[Saved data entries]
◆ ◆ ◆ ◆
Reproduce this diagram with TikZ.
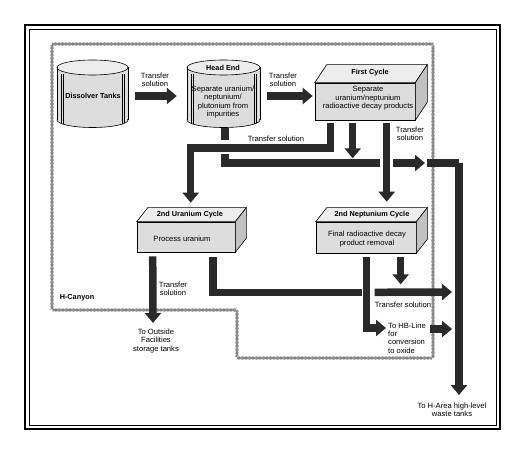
\documentclass[tikz,border=0pt]{standalone}
\usepackage{fontspec}
\setmainfont{Liberation Sans}
\usetikzlibrary{arrows.meta,decorations.pathmorphing,calc}
\definecolor{flowc}{HTML}{2A2A2A}
\definecolor{boxfront}{HTML}{DDDDDD}
\definecolor{boxtop}{HTML}{EDEDED}
\definecolor{boxside}{HTML}{C2C2C2}
\definecolor{zigc}{HTML}{7A7A7A}
\tikzset{
  flow/.style={draw=flowc, line width=7.5pt, line join=miter, -{Triangle[width=16pt,length=10pt]}},
  flowbar/.style={draw=flowc, line width=7.5pt, line join=miter},
  lbl/.style={font=\fontsize{7.6}{8.4}\selectfont, align=center, inner sep=0pt},
  hdr/.style={font=\bfseries\fontsize{7.3}{8.4}\selectfont, align=center, inner sep=0pt},
  front/.style={draw, fill=boxfront, line width=0.6pt, inner sep=0pt},
  cylanchor/.style={inner sep=0pt, minimum width=#1},
  zigline/.style={draw=zigc, line width=0.5pt, decorate, decoration={zigzag, amplitude=1.3pt, segment length=2.8pt}},
}
\newcommand{\boxthreed}[3]{%
  \filldraw[fill=boxtop, line width=0.6pt] (#1.north west) -- ++(#2,#3) -- ($(#1.north east)+(#2,#3)$) -- (#1.north east) -- cycle;
  \filldraw[fill=boxside, line width=0.6pt] (#1.north east) -- ($(#1.north east)+(#2,#3)$) -- ($(#1.south east)+(#2,#3)$) -- (#1.south east) -- cycle;
}
\newcommand{\cylshape}[5]{% x1 x2 ytop ybot ry
  \fill[boxfront] (#1,#3) rectangle (#2,#4);
  \fill[boxfront] ({(#1+#2)/2},#4) ellipse [x radius={(#2-#1)/2}, y radius=#5];
  \fill[boxtop] ({(#1+#2)/2},#3) ellipse [x radius={(#2-#1)/2}, y radius=#5];
  \draw[line width=0.6pt] ({(#1+#2)/2},#3) ellipse [x radius={(#2-#1)/2}, y radius=#5];
  \draw[line width=0.6pt] (#1,#3) -- (#1,#4) (#2,#3) -- (#2,#4);
  \begin{scope}
    \clip (#1-2,#4) rectangle (#2+2,#4+#5+2);
    \draw[line width=0.6pt] ({(#1+#2)/2},#4) ellipse [x radius={(#2-#1)/2}, y radius=#5];
  \end{scope}
  \draw[line width=0.4pt] (#1+4,#3+7) -- (#1+4,#4+3) (#1+6,#3+7) -- (#1+6,#4+4)
        (#2-4,#3+7) -- (#2-4,#4+3) (#2-6,#3+7) -- (#2-6,#4+4);
}
\begin{document}
\begin{tikzpicture}[x=1pt,y=-1pt]
\useasboundingbox (0,0) rectangle (530,462);
\fill[white] (0,0) rectangle (530,462);
% frame
\draw[line width=1.6pt] (25,25) rectangle (500,429);
\draw[line width=0.6pt] (29,29) rectangle (496,425);
% H-Canyon boundary
\draw[zigline] (52,44) -- (433,44) -- (433,358) -- (237,358) -- (237,310) -- (52,310) -- cycle;
\draw[zigline, decoration={mirror}] (52,44) -- (433,44) -- (433,358) -- (237,358) -- (237,310) -- (52,310) -- cycle;
\node[hdr] (hc) at (77,298) {H-Canyon};
% cylinders
\cylshape{57}{128}{67.5}{120}{7.5}
\cylshape{187}{260}{67.5}{120}{7.5}
\node[cylanchor=71pt, minimum height=60pt] (dt) at (92.5,96) {};
\node[hdr] (dtt) at (93,96) {Dissolver Tanks};
\node[cylanchor=73pt, minimum height=60pt] (he) at (223.5,96) {};
\node[hdr] (het) at (223,68) {Head End};
\node[lbl] (heb) at (223,102) {Separate uranium/\\neptunium/\\plutonium from\\impurities};
% boxes
\node[front, minimum width=100pt, minimum height=37pt] (fc) at (365,101.5) {};
\boxthreed{fc}{12}{-18}
\node[hdr] (fct) at (370,73) {First Cycle};
\node[lbl] (fcb) at (368,98.5) {Separate\\uranium/neptunium\\radioactive decay products};
\node[front, minimum width=98pt, minimum height=30pt] (ur) at (186,237) {};
\boxthreed{ur}{11}{-14}
\node[hdr] (urt) at (190,215) {2nd Uranium Cycle};
\node[lbl] (urb) at (182,239) {Process uranium};
\node[front, minimum width=100pt, minimum height=31pt] (np) at (366,237.5) {};
\boxthreed{np}{11}{-14}
\node[hdr] (npt) at (372,215) {2nd Neptunium Cycle};
\node[lbl] (npb) at (367,239) {Final radioactive decay\\product removal};
% labels
\node[lbl] (tl1) at (155,80) {Transfer\\solution};
\node[lbl] (tl2) at (283,80) {Transfer\\solution};
\node[lbl] (tl3) at (276,139) {Transfer solution};
\node[lbl] (tl4) at (410,134) {Transfer\\solution};
\node[lbl] (tl5) at (173,289) {Transfer\\solution};
\node[lbl] (tl6) at (403,305) {Transfer solution};
\node[lbl, align=left, anchor=west] (hb) at (388,338) {To HB-Line\\for\\conversion\\to oxide};
\node[lbl] (os) at (156,341) {To Outside\\Facilities\\storage tanks};
\node[lbl] (ha) at (452,410) {To H-Area high-level\\waste tanks};
% coordinates for free ends
\coordinate (wj) at (459,163);
\coordinate (wt) at (459,395);
\coordinate (outt) at (153,323);
% flows top row
\draw[flow, shorten <=7pt, shorten >=10pt] (dt.east) -- (he.west);
\draw[flow, shorten <=7pt, shorten >=2pt] (he.east) -- (he.east -| fc.west);
% from first cycle
\draw[flow] ($(fc.south west)+(16,3)$) -- ++(0,24.5) -| ($(ur.north west)+(54,-19)$);
\draw[flow] ($(fc.south west)+(38,3)$) -- ($(fc.south west)+(38,38)$);
\draw[flow] ($(fc.south west)+(72,3)$) -- ($(np.north west)+(71,-20)$);
% head end stub and waste line
\draw[flowbar] ($(he.south)+(1.5,2)$) -- ++(0,12);
\draw[flowbar] ($(he.south)+(1.5,28)$) |- ($(wj)+(-79,0)$);
\draw[flow] ($(wj)+(-66,0)$) -- ($(wj)+(-34,0)$);
\draw[flowbar] ($(wj)+(-32,0)$) -- (wj);
\draw[flow] (wj) -- (wt);
% from uranium cycle
\draw[flow] ($(ur.south west)+(16,4)$) -- (outt);
\draw[flowbar] ($(ur.south west)+(76.5,5)$) |- ($(np.south west)+(46,39)$);
\draw[flow] ($(np.south west)+(59,39)$) -- ($(wj)+(-7,129)$);
% from neptunium cycle
\draw[flow] ($(np.south west)+(51,4)$) |- ($(hb.west)+(-2,-10)$);
\draw[flow] ($(np.south west)+(85,4)$) -- ($(np.south west)+(85,31)$);
\draw[flow] ($(wj)+(-29,166)$) -- ($(wj)+(-7,166)$);
\end{tikzpicture}
\end{document}
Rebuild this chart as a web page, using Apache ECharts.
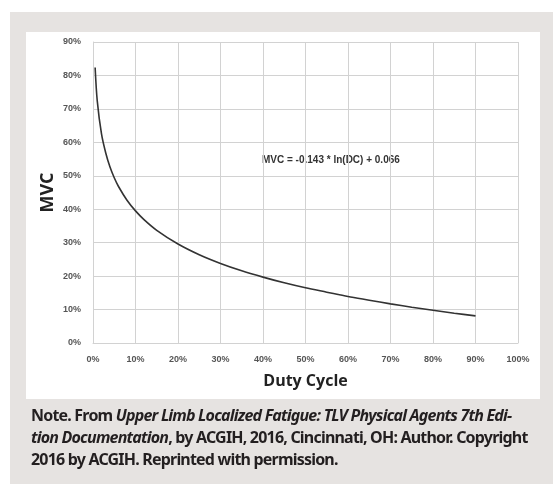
<!DOCTYPE html>
<html>
<head>
<meta charset="utf-8">
<script src="https://cdn.jsdelivr.net/npm/echarts@6/dist/echarts.min.js"></script>
<style>
  html, body { margin: 0; padding: 0; background: #fff; }
  #wrap { position: relative; width: 553px; height: 484px; overflow: hidden; }
  #panel { position: absolute; left: 10px; top: 12px; width: 543px; height: 472px; background: #e6e3e1; }
  #box { position: absolute; left: 26px; top: 32px; width: 514px; height: 367px; background: #fff; }
  #chart { position: absolute; left: 0; top: 0; width: 553px; height: 484px; }
  #note {
    position: absolute; left: 31px; top: 404px; width: 520px;
    font-family: "Noto Sans", "Open Sans", sans-serif; font-weight: 700;
    font-size: 16px; line-height: 22px; color: #231f20; letter-spacing: -0.8px;
    white-space: nowrap;
  }
</style>
</head>
<body>
<div id="wrap">
  <div id="panel"></div>
  <div id="box"></div>
  <div id="chart"></div>
  <div id="note">Note. From <i>Upper Limb Localized Fatigue: TLV Physical Agents 7th Edi-</i><br><i>tion Documentation</i>, by ACGIH, 2016, Cincinnati, OH: Author. Copyright<br>2016 by ACGIH. Reprinted with permission.</div>
</div>
<script>
// duty cycle (%) and MVC (%)
const dutyCycle = [0.5, 1, 2, 3, 4, 5, 6, 8, 10, 12, 15, 20, 25, 30, 35, 40, 45, 50, 55, 60, 65, 70, 75, 80, 85, 90];
const mvc = [82.4, 72.4, 62.5, 56.8, 52.6, 49.4, 46.8, 42.7, 39.5, 36.9, 33.7, 29.6, 26.4, 23.8, 21.6, 19.7, 18.0, 16.5, 15.2, 13.9, 12.8, 11.7, 10.7, 9.8, 8.9, 8.1];
const equation = 'MVC = -0.143 * ln(DC) + 0.066';

const gridColor = '#d2d2d2';
const tickStyle = { color: '#555', fontSize: 9, fontWeight: 'bold', fontFamily: 'Liberation Sans, Arial, sans-serif' };

const chart = echarts.init(document.getElementById('chart'));
chart.setOption({
  animation: false,
  grid: { left: 93, top: 42, right: 35, bottom: 141 },
  xAxis: {
    type: 'value',
    min: 0,
    max: 100,
    interval: 10,
    name: 'Duty Cycle',
    nameLocation: 'middle',
    nameGap: 30,
    nameTextStyle: { color: '#222', fontSize: 16, fontWeight: 'bold', fontFamily: 'Open Sans, sans-serif' },
    axisLine: { lineStyle: { color: gridColor } },
    axisTick: { show: false },
    axisLabel: Object.assign({ margin: 12, formatter: '{value}%' }, tickStyle),
    splitLine: { lineStyle: { color: gridColor } }
  },
  yAxis: {
    type: 'value',
    min: 0,
    max: 90,
    interval: 10,
    name: 'MVC',
    nameLocation: 'middle',
    nameGap: 36,
    nameMoveOverlap: false,
    nameTextStyle: { color: '#222', fontSize: 18, fontWeight: 'bold', fontFamily: 'Open Sans, sans-serif' },
    axisLine: { show: true, lineStyle: { color: gridColor } },
    axisTick: { show: false },
    axisLabel: Object.assign({ margin: 12, formatter: '{value}%' }, tickStyle),
    splitLine: { lineStyle: { color: gridColor } }
  },
  graphic: [{
    type: 'text',
    left: 262,
    top: 155,
    style: { text: equation, fill: '#333', fontSize: 10, fontWeight: 'bold', fontFamily: 'Liberation Sans, Arial, sans-serif' }
  }],
  series: [{
    type: 'line',
    data: dutyCycle.map((d, i) => [d, mvc[i]]),
    smooth: 0.3,
    showSymbol: false,
    lineStyle: { color: '#333', width: 1.6 }
  }]
});
</script>
</body>
</html>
◆ ◆ ◆ ◆
| TASK INSTRUCTIONS |
Copy every line of the material in which the word "with" occurs.

| WRITTEN ANSWER |
Reproduce this diagram with TikZ.
  <div id="note">Note. From <i>Upper Limb Localized Fatigue: TLV Physical Agents 7th Edi-</i><br><i>tion Documentation</i>, by ACGIH, 2016, Cincinnati, OH: Author. Copyright<br>2016 by ACGIH. Reprinted with permission.</div>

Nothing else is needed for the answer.